While every nonprofit has different needs depending on its resources, marketing preferences, and workplace culture, there are some fundamental recruitment marketing fundamentals every organization should review. Keep these key parts of recruitment marketing in mind:

  • Employer branding is how your nonprofit is perceived as a workplace. For instance, nonprofits with high satisfaction and low turnover rates will likely have a healthy employer brand.
  • Visual branding is how your marketing collateral looks. This includes your logo, color scheme, typography, and graphic style. 
  • Communication channels are the means by which you spread awareness of your hiring opportunities and reach out to potential candidates individually. For recruitment purposes, you’ll likely prioritize channels like job boards, career fairs, and social media.
  • Candidate personas are detailed profiles of hypothetical candidates that outline desirable characteristics. This framework lets you understand your nonprofit target audience’s motivations and hone your outreach approach. To track the data needed to create candidate personas, Jobvite suggests using an applicant tracking system (ATS).
  • Marketing key performance indicators (KPIs) are metrics that measure the performance of a marketing campaign. For recruitment marketing, these might include recruitment leads per channel or the total number of clicks per campaign. 
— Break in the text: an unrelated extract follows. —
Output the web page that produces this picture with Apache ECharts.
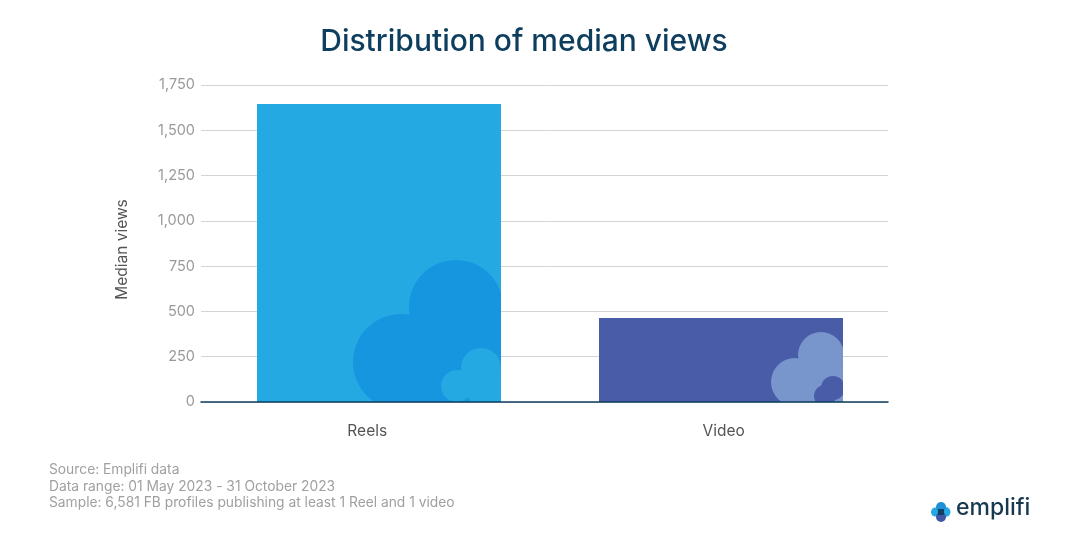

Put together, these elements give direction to and help structure your recruitment marketing campaign. Review these elements regularly (one per year or hiring cycle) to ensure everyone’s on the same page.

How to Scale Up Your Recruitment Marketing Strategy

Now that you have some foundational knowledge of recruitment marketing, we can put the pieces together and plan your overall strategy. 

1. Lay the groundwork.

Identifying the following details at the outset helps your team create a realistic yet ambitious scope for your recruiting marketing campaign. To grow your recruitment audience through marketing, ensure you: 

  • Identify your ideal candidate. Develop your candidate personas in greater detail. Look back at historical recruitment data to understand any patterns amongst your most successful hires, such as their qualifications, skills, and traits. Then, look at the broader state of hiring in the nonprofit sector to ensure new external hiring trends are also taken into account, such as new benefits that are popular.
  • Evaluate your budget. Research how much team time and money it costs to create marketing materials and interact with potential candidates. To accommodate large-scale growth, it may even be advantageous to hire an in-house recruiter. 
  • Create a content calendar. Lever’s guide to recruitment marketing suggests pacing your workflow by creating a content calendar. Content calendars are scheduled plans that detail what content you intend to post, where it will be posted, and when it needs to go live. 

Make sure this information is well-organized and communicated across your team. In planning meetings, tell team members about your campaign’s timeline and overall direction. Also, record any big-picture changes in a shared document—this will serve as your source of truth and align all of your team members. 

2. Create segmentation criteria.

Sometimes, recruitment personas aren’t enough to fully hone your campaign’s messaging. In these cases, you’ll need to make even more targeted campaigns—which is where segmentation can help. This method involves sending messages to groups within your audience with similar characteristics. For example, in a Giving Tuesday campaign, you might create one message cadence for new donors and a different one for long-time supporters.

For your recruitment efforts, you might segment your audience based on the following characteristics:

  • Psychographic:
    • Job department, function, or role
    • Experience level/skills
    • Interests
    • Motivations and pain points
  • Demographic:
    • Preferred communication method
    • Generation
    • Location

Here’s how segmentation works in practice. Let’s say you’re hiring a Giving Tuesday development coordinator. For this position, you might choose the following segmentation criteria:

  • Location: Candidates who can work in person.
  • Experience: Individuals who have successfully coordinated a Giving Tuesday campaign in the past.
  • Interests: Candidates who are aligned with your nonprofit’s mission and values.

3. Optimize branding at scale.

Your nonprofit might have passively cultivated an employer brand identity, but strategically improving it is what will take your recruitment efforts to the next level. 

To enhance your employer brand, you first need to understand where it stands today. Monitor social media mentions, Glassdoor reviews, internal feedback from employees, and overall recruitment success to get a sense of how the public perceives you as an employer. 

Then, identify your strengths and areas for improvement. For instance, you might notice that many employees applaud your paid time off policy but criticize your internal mobility and advancement structure. 

You can immediately start highlighting your strengths and take time to assess and rethink your weak points. This not only shows your commitment to your employees’ satisfaction, but it also improves your employer brand. 

Perfecting your recruitment marketing requires in-depth strategizing, research, and iteration. However, by building your strategy off of employee feedback and external hiring trends, you can build candidate loyalty and genuinely excite them about building a career with your nonprofit.